Bambi Cruz : Tout autour de moi, je sens qu’il y a une espèce de pression aujourd’hui. On l’attend. Il y a un manque. Les gens me demandent : « Qu’est-ce qu’il fait Claude ? » Mais lui est imperméable à la pression. Il est devenu papa, il est bien, il kiffe. Pour lui, le rap, c’est pas la vraie vie. Mais je sais qu’il a envie. Pour la première fois, il a installé en bas de chez lui un ordinateur pour faire de la musique. Je le pousse un petit peu. On a déjà fait quelques titres, et tout de suite, ça sonne bien, les paroles sont stylées. Il se donne le temps. Tout ce qu’il veut, c’est dire des choses vraies, apporter du positif. Car là d’où on part, on a envie de donner de l’espoir.

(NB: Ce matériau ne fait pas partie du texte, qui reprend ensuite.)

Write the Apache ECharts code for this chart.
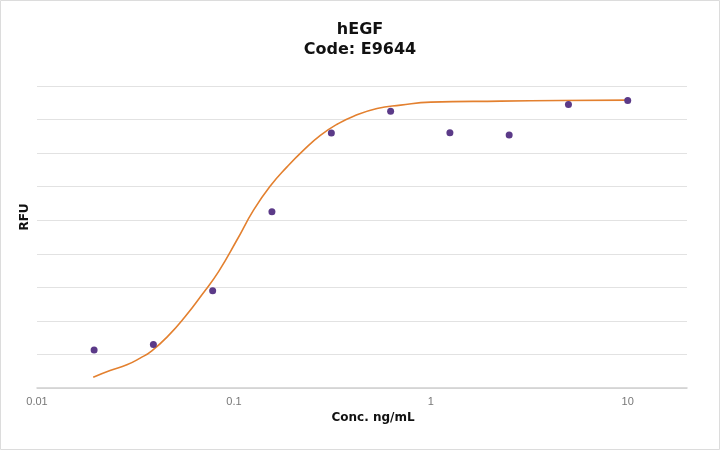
<!DOCTYPE html>
<html>
<head>
<meta charset="utf-8">
<script src="https://cdn.jsdelivr.net/npm/echarts@6/dist/echarts.min.js"></script>
<style>
  html, body { margin: 0; padding: 0; background: #fff; }
  #main { width: 720px; height: 450px; }
</style>
</head>
<body>
<div id="main"></div>
<script type="text/javascript">
// measured points (serial dilution, ng/mL) and RFU in grid units
var conc = [0.0195, 0.039, 0.078, 0.156, 0.3125, 0.625, 1.25, 2.5, 5, 10];
var rfu  = [1.13, 1.30, 2.90, 5.25, 7.60, 8.25, 7.61, 7.54, 8.45, 8.57];

// fitted curve
var fitConc = [0.0193, 0.0235, 0.0286, 0.0334, 0.0383, 0.0465, 0.0566, 0.0688, 0.0836, 0.1036,
               0.1258, 0.1530, 0.1861, 0.2259, 0.2748, 0.3342, 0.4055, 0.533, 0.702, 1.0,
               2.26, 4.56, 10];
var fitRfu  = [0.32, 0.52, 0.69, 0.89, 1.11, 1.56, 2.13, 2.78, 3.47, 4.41,
               5.30, 6.02, 6.59, 7.09, 7.53, 7.86, 8.10, 8.33, 8.43, 8.52,
               8.55, 8.57, 8.58];

var titleText = 'hEGF\nCode: E9644';
var xName = 'Conc. ng/mL';
var yName = 'RFU';

function pairs(xs, ys) {
  var out = [];
  for (var i = 0; i < xs.length; i++) out.push([xs[i], ys[i]]);
  return out;
}

var chart = echarts.init(document.getElementById('main'));
chart.setOption({
  animation: false,
  backgroundColor: '#fff',
  title: {
    text: titleText,
    left: 'center',
    top: 15,
    padding: [5, 13, 5, 5],
    textStyle: {
      fontFamily: 'DejaVu Sans',
      fontSize: 16,
      fontWeight: 'bold',
      color: '#111',
      lineHeight: 20
    }
  },
  graphic: [{
    type: 'rect',
    silent: true,
    shape: { x: 0.5, y: 0.5, width: 719, height: 449 },
    style: { fill: 'none', stroke: '#dcdcdc', lineWidth: 1 }
  }],
  grid: { left: 37, right: 33, top: 86, bottom: 62 },
  xAxis: {
    type: 'log',
    logBase: 10,
    min: 0.01,
    max: 20,
    name: xName,
    nameLocation: 'middle',
    nameGap: 21,
    nameTextStyle: {
      fontFamily: 'DejaVu Sans',
      fontSize: 12,
      fontWeight: 'bold',
      color: '#111',
      padding: [0, 0, 0, 22]
    },
    axisLine: { lineStyle: { color: '#cfcfcf', width: 1.5 } },
    axisTick: { show: false },
    splitLine: { show: false },
    axisLabel: {
      showMaxLabel: false,
      margin: 8,
      fontFamily: 'Liberation Sans',
      fontSize: 11,
      color: '#777'
    }
  },
  yAxis: {
    type: 'value',
    min: 0,
    max: 9,
    interval: 1,
    name: yName,
    nameLocation: 'middle',
    nameGap: 6,
    nameTextStyle: {
      fontFamily: 'DejaVu Sans',
      fontSize: 12,
      fontWeight: 'bold',
      color: '#111',
      padding: [0, 0, 0, 40]
    },
    axisLine: { show: false },
    axisTick: { show: false },
    axisLabel: { show: false },
    splitLine: { lineStyle: { color: '#e2e2e2', width: 1 } }
  },
  series: [{
    type: 'line',
    data: pairs(fitConc, fitRfu),
    smooth: 0.5,
    showSymbol: false,
    lineStyle: { color: '#e3802f', width: 1.6 },
    z: 2
  }, {
    type: 'scatter',
    data: pairs(conc, rfu),
    symbolSize: 7,
    itemStyle: { color: '#5b3a88', opacity: 1 },
    z: 3
  }]
});

window.addEventListener('resize', function() { chart.resize(); });
</script>
</body>
</html>
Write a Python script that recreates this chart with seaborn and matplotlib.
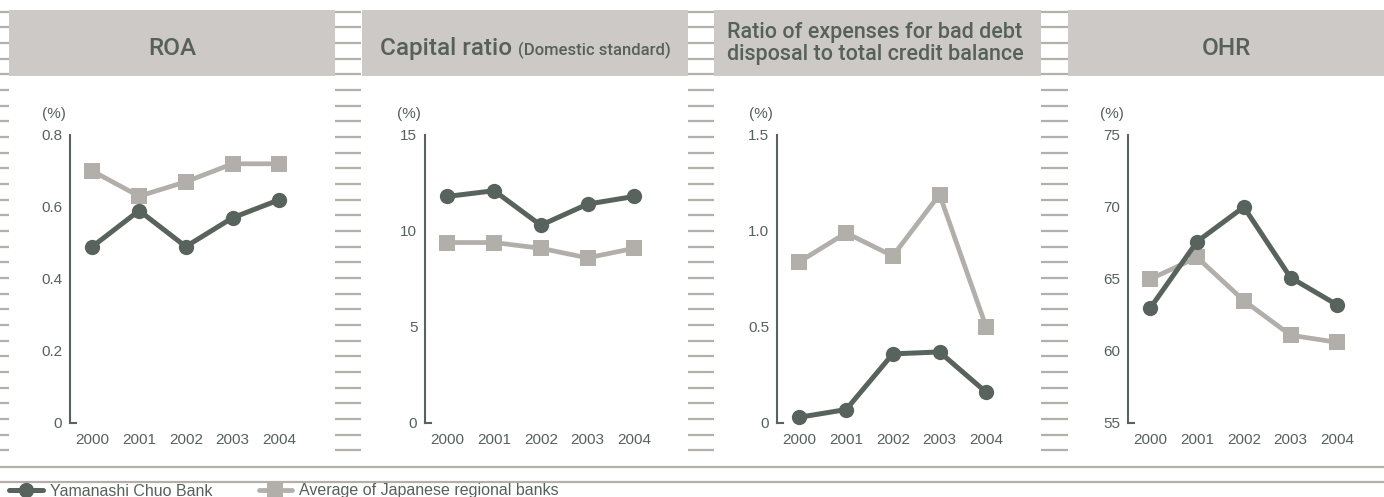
import matplotlib
matplotlib.use("Agg")
import matplotlib.pyplot as plt
from matplotlib import font_manager
from matplotlib.patches import Rectangle
import seaborn as sns

# data
years = ["2000", "2001", "2002", "2003", "2004"]
x_idx = [0, 1, 2, 3, 4]

roa_bank = [0.49, 0.59, 0.49, 0.57, 0.62]
roa_avg = [0.70, 0.63, 0.67, 0.72, 0.72]
roa_ticks = [0, 0.2, 0.4, 0.6, 0.8]
roa_labels = ["0", "0.2", "0.4", "0.6", "0.8"]

cap_bank = [11.8, 12.1, 10.3, 11.4, 11.8]
cap_avg = [9.4, 9.4, 9.1, 8.6, 9.1]
cap_ticks = [0, 5, 10, 15]
cap_labels = ["0", "5", "10", "15"]

bad_bank = [0.03, 0.07, 0.36, 0.37, 0.16]
bad_avg = [0.84, 0.99, 0.87, 1.19, 0.50]
bad_ticks = [0, 0.5, 1.0, 1.5]
bad_labels = ["0", "0.5", "1.0", "1.5"]

ohr_bank = [63.0, 67.6, 70.0, 65.1, 63.2]
ohr_avg = [65.0, 66.5, 63.5, 61.1, 60.6]
ohr_ticks = [55, 60, 65, 70, 75]
ohr_labels = ["55", "60", "65", "70", "75"]

bank_name = "Yamanashi Chuo Bank"
avg_name = "Average of Japanese regional banks"

DARK = "#58635e"
LIGHT = "#b2aeaa"
BAND = "#cdc9c6"
LADDER = "#b3afab"
TEXT = "#56615c"

sns.set_style("white")
installed = {f.name for f in font_manager.fontManager.ttflist}
regular = "Liberation Sans" if "Liberation Sans" in installed else "DejaVu Sans"
head = "Roboto" if "Roboto" in installed else regular
plt.rcParams["font.family"] = [regular, "DejaVu Sans"]

W, H = 1384, 497
fig = plt.figure(figsize=(W / 100, H / 100), dpi=100)

# background decoration in pixel coordinates
bg = fig.add_axes([0, 0, 1, 1], zorder=-1)
bg.set_xlim(0, W)
bg.set_ylim(H, 0)
bg.axis("off")

bands = [(9, 335), (362, 688), (714, 1041), (1068, 1384)]
for x0, x1 in bands:
    bg.add_patch(Rectangle((x0, 10), x1 - x0, 66, color=BAND, lw=0))

ladders = [(0, 9), (335, 361), (688, 714), (1041, 1068)]
ladder_y = [11.7 + k * 15.67 for k in range(29)]
for x0, x1 in ladders:
    bg.hlines(ladder_y, x0, x1, color=LADDER, lw=1.6)

bg.hlines([467, 482], 0, W, color=LADDER, lw=1.6)

# headers
hkw = dict(color=TEXT, family=[head, regular], weight="medium", va="baseline")
bg.text(172, 55, "ROA", fontsize=17.5, ha="center", **hkw)
bg.text(1226, 55, "OHR", fontsize=17.5, ha="center", **hkw)
bg.text(875, 38, "Ratio of expenses for bad debt", fontsize=15.5, ha="center", **hkw)
bg.text(875, 60, "disposal to total credit balance", fontsize=15.5, ha="center", **hkw)

t1 = bg.text(0, 55, "Capital ratio", fontsize=17.5, ha="left", **hkw)
t2 = bg.text(0, 55, "(Domestic standard)", fontsize=12, ha="left", **hkw)
fig.canvas.draw()
r = fig.canvas.get_renderer()
w1 = t1.get_window_extent(r).width
w2 = t2.get_window_extent(r).width
start = 525 - (w1 + 6 + w2) / 2
t1.set_x(start)
t2.set_x(start + w1 + 6)

# chart panels
panels = [
    (70, roa_bank, roa_avg, roa_ticks, roa_labels),
    (425, cap_bank, cap_avg, cap_ticks, cap_labels),
    (777, bad_bank, bad_avg, bad_ticks, bad_labels),
    (1128, ohr_bank, ohr_avg, ohr_ticks, ohr_labels),
]
ax_top, ax_bot = 135, 423
x_lo, x_hi = -0.48, 4.5
step = 46.7
handles = None
for left, bank, avg, ticks, labels in panels:
    width = (x_hi - x_lo) * step
    ax = fig.add_axes([left / W, (H - ax_bot) / H, width / W, (ax_bot - ax_top) / H])
    ax.patch.set_alpha(0)
    sns.lineplot(x=x_idx, y=avg, ax=ax, color=LIGHT, lw=3.4, marker="s", ms=12,
                 mew=0, label=avg_name, clip_on=False)
    sns.lineplot(x=x_idx, y=bank, ax=ax, color=DARK, lw=3.6, marker="o", ms=11,
                 mew=0, label=bank_name, clip_on=False)
    handles = ax.get_legend_handles_labels()
    ax.get_legend().remove()

    ax.set_xlim(x_lo, x_hi)
    ax.set_ylim(ticks[0], ticks[-1])
    ax.set_yticks(ticks)
    ax.set_yticklabels(labels)
    ax.set_xticks(x_idx)
    ax.set_xticklabels(years)
    ax.set_xlabel("")
    ax.set_ylabel("")
    for s in ["top", "right"]:
        ax.spines[s].set_visible(False)
    ax.spines["left"].set_color(DARK)
    ax.spines["left"].set_linewidth(1.5)
    ax.spines["bottom"].set_color(DARK)
    ax.spines["bottom"].set_linewidth(1.5)
    ax.spines["bottom"].set_bounds(x_lo, x_lo + 0.12)
    ax.tick_params(axis="y", direction="out", length=2.5, width=1.5, color=DARK,
                   labelcolor=TEXT, labelsize=11, pad=3)
    ax.tick_params(axis="x", length=0, labelcolor=TEXT, labelsize=11, pad=7)
    ax.yaxis.get_major_ticks()[0].tick1line.set_visible(False)
    ax.annotate("(%)", xy=(0, 1), xycoords="axes fraction", xytext=(-3, 15),
                textcoords="offset points", ha="right", va="center",
                color=TEXT, fontsize=11)

# legend along the bottom edge
h, l = handles
order = [1, 0]
fig.legend([h[i] for i in order], [l[i] for i in order], loc="center left",
           bbox_to_anchor=(9 / W, (H - 491) / H), ncol=2, frameon=False,
           fontsize=11.5, handlelength=2.1, handletextpad=0.45, columnspacing=2.9,
           borderpad=0, borderaxespad=0, labelcolor=TEXT)

fig.savefig("out.png", dpi=100)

MC Solaar : Ça y est, je rebosse là. Mais je ne sais plus quoi faire. À force de philosopher, je tombe dans le paradoxe de l’âne de Buridan, qui hésite entre la nourriture et l’eau, et finit par mourir de faim et de soif. C’est exactement cette histoire.

Philippe Bordas : Là, il veut être au top. Il sait bien qu’il ne peut pas faire comme les derniers albums, où il a perdu ce qu’il cherchait. S’il revient, faut faire un truc dément. Avec tout ce qu’il se passe en France… Il lit énormément, il a la capacité de synthèse journalistique et politique. Il voit les choses. Il faut qu’il fasse un truc sur l’effondrement du langage, sur le fascisme global, sur le Parti Socialiste… Il y a un bilan politique à faire sur cette France foirée de l’insertion. Il y a plein de choses à faire.

Jimmy Jay : Je reste convaincu qu’il avait une écriture hors du commun. J’aimerais tellement l’aider à retrouver l’envie, mais il faut que lui soit décidé. Notre dernière discussion était là-dessus. Quand on réécoute nos morceaux, on voit qu’il se passait quelque chose d’important entre nous. Moi, je suis toujours à droite, à gauche. Je traîne avec des petits jeunes, et je me dis : quel dommage. Il est respecté et attendu. Avec les moyens et la maturité qu’on a aujourd’hui, on pourrait boucler la boucle. À mon avis, il n’a pas le choix. À un moment, il devra revenir. C’est sa vie, c’est comme ça.